Se é lugar comum apontar o pântano em que tentam sobreviver as pré-candidaturas do campo conservador no cenário pós-apocalíptico deixado pela Lava Jato na política brasileira, cabe aqui uma consideração sobre a esquerda: ela está em bem pior estado.

O ex-presidente Lula e Guilherme Boulos na ocupação Povo Sem Medo, feita pelo Movimento dos Trabalhadores Sem-Teto, em São Bernardo do Campo
O ex-presidente Lula, à esq., e Guilherme Boulos na ocupação Povo Sem Medo, feita pelo Movimento dos Trabalhadores Sem-Teto, em São Bernardo do Campo - Bruno Santos/Folhapress

Se o exemplo da Itália na esteira da Operação Mãos Limpas já era tentador o suficiente, com a ascensão do populismo de direita de Silvio Berlusconi nos anos 1990, traçar algumas comparações com o Brasil, o caldo engrossa com o resultado eleitoral daquele país.

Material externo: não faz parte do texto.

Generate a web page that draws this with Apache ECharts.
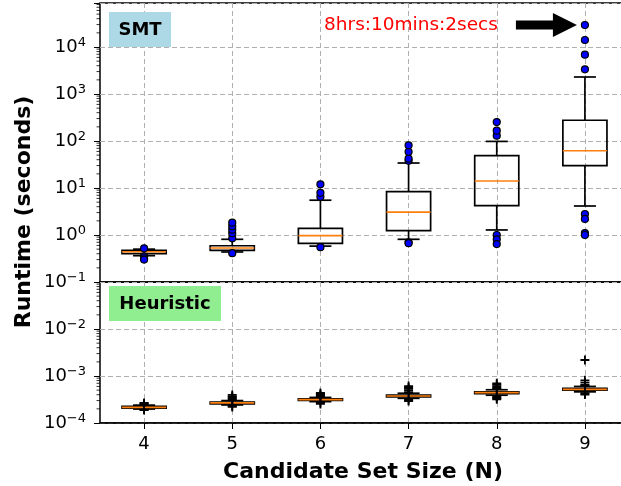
<!DOCTYPE html>
<html>
<head>
<meta charset="utf-8">
<script src="https://cdn.jsdelivr.net/npm/echarts@6/dist/echarts.min.js"></script>
<style>
  html, body { margin: 0; padding: 0; background: #fff; }
  #main { width: 621px; height: 486px; }
</style>
</head>
<body>
<div id="main"></div>
<script>
// candidate set sizes
var categories = ['4', '5', '6', '7', '8', '9'];

// SMT runtimes: [low whisker, q1, median, q3, high whisker] (seconds)
var smtStats = [
  [0.363, 0.40, 0.44, 0.472, 0.50],
  [0.435, 0.472, 0.529, 0.59, 0.81],
  [0.58, 0.665, 0.97, 1.39, 5.5],
  [0.81, 1.24, 3.08, 8.35, 34],
  [1.28, 4.2, 14.1, 48.7, 98],
  [4.14, 29.8, 62, 276, 2300]
];
// SMT outliers per N
var smtOutliers = [
  [0.52, 0.352, 0.32, 0.30],
  [0.85, 1.09, 1.30, 1.53, 1.83, 0.41],
  [6.5, 7.9, 12, 0.55],
  [38, 42, 59, 81, 0.70, 0.67],
  [130, 166, 253, 1.0, 0.81, 0.64],
  [3350, 6860, 14100, 29402, 2.8, 2.2, 1.1, 1.0]
];

// Heuristic runtimes: [low whisker, q1, median, q3, high whisker] (seconds)
var heuStats = [
  [1.98e-4, 2.08e-4, 2.16e-4, 2.26e-4, 2.40e-4],
  [2.42e-4, 2.56e-4, 2.67e-4, 2.79e-4, 3.0e-4],
  [2.85e-4, 3.01e-4, 3.13e-4, 3.26e-4, 3.5e-4],
  [3.35e-4, 3.6e-4, 3.75e-4, 3.92e-4, 4.3e-4],
  [3.9e-4, 4.23e-4, 4.42e-4, 4.62e-4, 5.1e-4],
  [4.6e-4, 4.98e-4, 5.21e-4, 5.46e-4, 6.0e-4]
];
// Heuristic outliers per N
var heuOutliers = [
  [2.5e-4, 2.6e-4, 2.67e-4, 1.93e-4, 1.89e-4],
  [3.1e-4, 3.3e-4, 3.5e-4, 3.7e-4, 3.95e-4, 2.3e-4, 2.2e-4],
  [3.7e-4, 3.9e-4, 4.1e-4, 4.35e-4, 2.7e-4, 2.54e-4],
  [4.5e-4, 4.9e-4, 5.3e-4, 5.7e-4, 6.1e-4, 3.1e-4, 2.94e-4],
  [5.3e-4, 5.6e-4, 6.0e-4, 6.5e-4, 7.0e-4, 3.6e-4, 3.4e-4, 3.2e-4],
  [21.9e-4, 8.1e-4, 7.2e-4, 6.5e-4, 6.2e-4, 4.3e-4, 4.04e-4]
];

var topMax = Math.pow(10, 4.936);
var FONT = 'DejaVu Sans';

// "10" with a raised exponent, like matplotlib's log labels
function logLabel(v) {
  var e = Math.log10(v);
  if (Math.abs(e - Math.round(e)) > 1e-6) return '';
  var s = String(Math.round(e)).replace('-', '\u2212');
  return '{b|10}{s|' + s + '}';
}
var labelRich = {
  b: {fontSize: 18, fontFamily: FONT, color: '#000', lineHeight: 22, verticalAlign: 'middle'},
  s: {fontSize: 13, fontFamily: FONT, color: '#000', lineHeight: 14, verticalAlign: 'top'}
};

function minorValues(lo, hi) {
  var arr = [];
  for (var e = lo; e < hi; e++) {
    for (var m = 2; m <= 9; m++) arr.push(m * Math.pow(10, e));
  }
  return arr;
}

function boxData(stats) {
  return stats.map(function (s, i) { return [i].concat(s); });
}
function outlierData(outs) {
  var d = [];
  outs.forEach(function (o, i) {
    o.forEach(function (v) { d.push([i, v]); });
  });
  return d;
}

function renderBox(params, api) {
  var i = api.value(0);
  var lo = api.coord([i, api.value(1)]);
  var q1 = api.coord([i, api.value(2)]);
  var med = api.coord([i, api.value(3)]);
  var q3 = api.coord([i, api.value(4)]);
  var hi = api.coord([i, api.value(5)]);
  var band = api.size([1, 0])[0];
  var hw = band * 0.25;
  var cw = band * 0.125;
  var x = lo[0];
  var st = {stroke: '#000', lineWidth: 1.7, fill: null};
  return {
    type: 'group',
    children: [
      {type: 'line', shape: {x1: x, y1: q1[1], x2: x, y2: lo[1]}, style: st},
      {type: 'line', shape: {x1: x, y1: q3[1], x2: x, y2: hi[1]}, style: st},
      {type: 'line', shape: {x1: x - cw, y1: lo[1], x2: x + cw, y2: lo[1]}, style: st},
      {type: 'line', shape: {x1: x - cw, y1: hi[1], x2: x + cw, y2: hi[1]}, style: st},
      {type: 'rect', shape: {x: x - hw, y: q3[1], width: 2 * hw, height: q1[1] - q3[1]}, style: {stroke: '#000', lineWidth: 1.7, fill: 'none'}},
      {type: 'line', shape: {x1: x - hw, y1: med[1], x2: x + hw, y2: med[1]}, style: {stroke: '#ff7f0e', lineWidth: 1.7}}
    ]
  };
}

function renderMinor(params, api) {
  var p = api.coord([0, api.value(1)]);
  var x0 = params.coordSys.x;
  return {type: 'line', shape: {x1: x0 - 3.5, y1: p[1], x2: x0, y2: p[1]}, style: {stroke: '#000', lineWidth: 0.8}};
}

var gridLine = {color: '#b0b0b0', type: [5, 3], width: 1};

var chart = echarts.init(document.getElementById('main'));
var option = {
  animation: false,
  backgroundColor: '#fff',
  textStyle: {fontFamily: FONT},
  grid: [
    {left: 100, top: 3, width: 529, height: 279, outerBoundsMode: 'none', containLabel: false,
      show: true, borderColor: '#000', borderWidth: 1.5, backgroundColor: 'transparent'},
    {left: 100, top: 282, width: 529, height: 141, outerBoundsMode: 'none', containLabel: false,
      show: true, borderColor: '#000', borderWidth: 1.5, backgroundColor: 'transparent'}
  ],
  xAxis: [
    {type: 'category', gridIndex: 0, data: categories, boundaryGap: true,
      axisLine: {show: false}, axisTick: {show: false}, axisLabel: {show: false},
      splitLine: {show: true, alignWithLabel: true, lineStyle: gridLine}},
    {type: 'category', gridIndex: 1, data: categories, boundaryGap: true,
      axisLine: {show: true, lineStyle: {color: '#000', width: 1.5}},
      axisTick: {show: true, alignWithLabel: true, length: 6, lineStyle: {color: '#000', width: 1}},
      axisLabel: {color: '#000', fontSize: 18, fontFamily: FONT, margin: 12},
      splitLine: {show: true, alignWithLabel: true, lineStyle: gridLine}}
  ],
  yAxis: [
    {type: 'log', gridIndex: 0, logBase: 10, min: 0.1, max: topMax,
      axisLine: {show: false},
      axisTick: {show: true, length: 6, lineStyle: {color: '#000', width: 1}},
      axisLabel: {margin: 14, formatter: logLabel, rich: labelRich},
      splitLine: {show: true, lineStyle: gridLine}},
    {type: 'log', gridIndex: 1, logBase: 10, min: 1e-4, max: 0.1,
      axisLine: {show: false},
      axisTick: {show: true, length: 6, lineStyle: {color: '#000', width: 1}},
      axisLabel: {margin: 14, rich: labelRich,
        formatter: function (v) { return v >= 0.099 ? '' : logLabel(v); }},
      splitLine: {show: true, lineStyle: gridLine}}
  ],
  series: [
    {type: 'custom', xAxisIndex: 0, yAxisIndex: 0, renderItem: renderMinor, silent: true, clip: false,
      data: minorValues(-1, 5).filter(function (v) { return v < topMax; }).map(function (v) { return [0, v]; })},
    {type: 'custom', xAxisIndex: 1, yAxisIndex: 1, renderItem: renderMinor, silent: true, clip: false,
      data: minorValues(-4, -1).map(function (v) { return [0, v]; })},
    {type: 'custom', xAxisIndex: 0, yAxisIndex: 0, renderItem: renderBox, data: boxData(smtStats), z: 3},
    {type: 'custom', xAxisIndex: 1, yAxisIndex: 1, renderItem: renderBox, data: boxData(heuStats), z: 3},
    {type: 'scatter', xAxisIndex: 0, yAxisIndex: 0, data: outlierData(smtOutliers), symbol: 'circle', symbolSize: 7,
      itemStyle: {color: '#0000ff', borderColor: '#000', borderWidth: 1.2, opacity: 1}, z: 4},
    {type: 'scatter', xAxisIndex: 1, yAxisIndex: 1, data: outlierData(heuOutliers),
      symbol: 'path://M4,0 H6 V4 H10 V6 H6 V10 H4 V6 H0 V4 H4 Z', symbolSize: 9,
      itemStyle: {color: '#000', opacity: 1}, z: 4}
  ]
};
chart.setOption(option);

// annotations placed from the data scale
var tip = chart.convertToPixel({xAxisIndex: 0, yAxisIndex: 0}, [5, 29402]);
var tx = tip[0] - 8, ty = tip[1];
chart.setOption({
  graphic: [
    {type: 'rect', left: 109, top: 12, shape: {width: 62, height: 35}, style: {fill: '#add8e6'}, z: 10},
    {type: 'text', x: 140, y: 30, style: {text: 'SMT', font: 'bold 18px "DejaVu Sans"', fill: '#000', textAlign: 'center', textVerticalAlign: 'middle'}, z: 11},
    {type: 'rect', left: 109, top: 286, shape: {width: 112, height: 35}, style: {fill: '#90ee90'}, z: 10},
    {type: 'text', x: 165, y: 304, style: {text: 'Heuristic', font: 'bold 18px "DejaVu Sans"', fill: '#000', textAlign: 'center', textVerticalAlign: 'middle'}, z: 11},
    {type: 'text', x: tx - 79, y: ty, style: {text: '8hrs:10mins:2secs', font: '18.5px "DejaVu Sans"', fill: '#ff0000', textAlign: 'right', textVerticalAlign: 'middle'}, z: 11},
    {type: 'polygon', shape: {points: [
      [tx - 61, ty - 4.5], [tx - 24, ty - 4.5], [tx - 24, ty - 12], [tx, ty],
      [tx - 24, ty + 12], [tx - 24, ty + 4.5], [tx - 61, ty + 4.5]
    ]}, style: {fill: '#000'}, z: 11},
    {type: 'text', x: 24, y: 212, rotation: Math.PI / 2, style: {text: 'Runtime (seconds)', font: 'bold 22px "DejaVu Sans"', fill: '#000', textAlign: 'center', textVerticalAlign: 'middle'}, z: 11},
    {type: 'text', x: 363, y: 472, style: {text: 'Candidate Set Size (N)', font: 'bold 22px "DejaVu Sans"', fill: '#000', textAlign: 'center', textVerticalAlign: 'middle'}, z: 11}
  ]
});
</script>
</body>
</html>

Como se sabe, lá tudo o que foi tentado para limpar a desgraceira dos anos do polêmico premiê não deu lá muito certo, agravado pelos ainda fortes efeitos de uma década de crise econômica. Resultado, movimentos que pareciam piada emergiram como jogadores de fato e o próprio Berlusconi voltou a um papel de enorme destaque.

No Brasil, detentor de um ecossistema ainda mais pútrido do que o italiano na política, obviamente tem uma dinâmica própria e comparações nominais são receitas fáceis e erradas —antes que alguém ache que Jair Bolsonaro é nosso Beppe Grillo. Mas certamente há algumas tendências a observar: na Itália, a esquerda foi reduzida a pó no processo; aqui, está no mesmo caminho.

Se é mais claro no panorama europeu o motivo para a debacle atual das esquerdas como um processo histórico, que pode ser tracejado até o século 19 e antes, aqui a coisa sempre foi mais avacalhada.

Coube a um líder popular tornado coronel, Lula, carregar as corruptelas locais de siglas socialistas morro acima. Agora, em seu ocaso pelos mesmos motivos éticos que afligem a centro-direita, cabe a ele liderar a carreira ladeira abaixo.

Além de inelegível, Lula parece que estará impedido de fazer sua campanha pirata porque poderá estar preso antes do que seus apoiadores acreditavam. Se esse cenário se consolidar, sem seu eixo, o que sobra à esquerda nativa além do eventual poste Fernando Haddad (PT)? O ex-prefeito paulistano apela a um segmento bem específico, mas é um nome para trabalhar para o futuro, se é que chegará a tanto.

Marina Silva (Rede) adernou demais ao centro, depois à direita, depois para algum lugar desconhecido com suas transversalidades. Mantém resiliência que soa residual em pesquisas, mas é desacreditada por seus mais ardorosos apologistas.

Ciro Gomes (PDT), para variar, queimou pontes com sua língua ao detonar Lula e o PT. Se tinha capacidade de articulação mínima para entrar numa disputa sem Lula com intenção de voto e um discurso, não terá estrutura partidária (logo, apoio real, dinheiro, palanques).

Aí restam as notas de rodapé folclóricas que a ausência de Lula poderá vir a franquear a quem se dispuser a ver o horário gratuito e debates.

Manuela D´Ávila (PC do B) e Guilherme Boulos (PSOL) são as mais vistosas, muito porque há um encantamento de certas camadas endinheiradas e/ou moderninhas, sedentas por uma indefinível revolução, com esse tipo de figura.

Tudo legítimo, mas são candidatos à verdadeira “antropofagia de anões”, incorretamente profetizada pelo hoje presidiário doméstico e então semideus João Santana em 2014. A imagem em vídeo de Lula pairando sobre o auditório escuro em que foi lançada a pré-campanha de Boulos falava por si só.

A coisa está ruim para Alckmin e companhia. Mas o consolo pode estar em observar o outro lado do rio.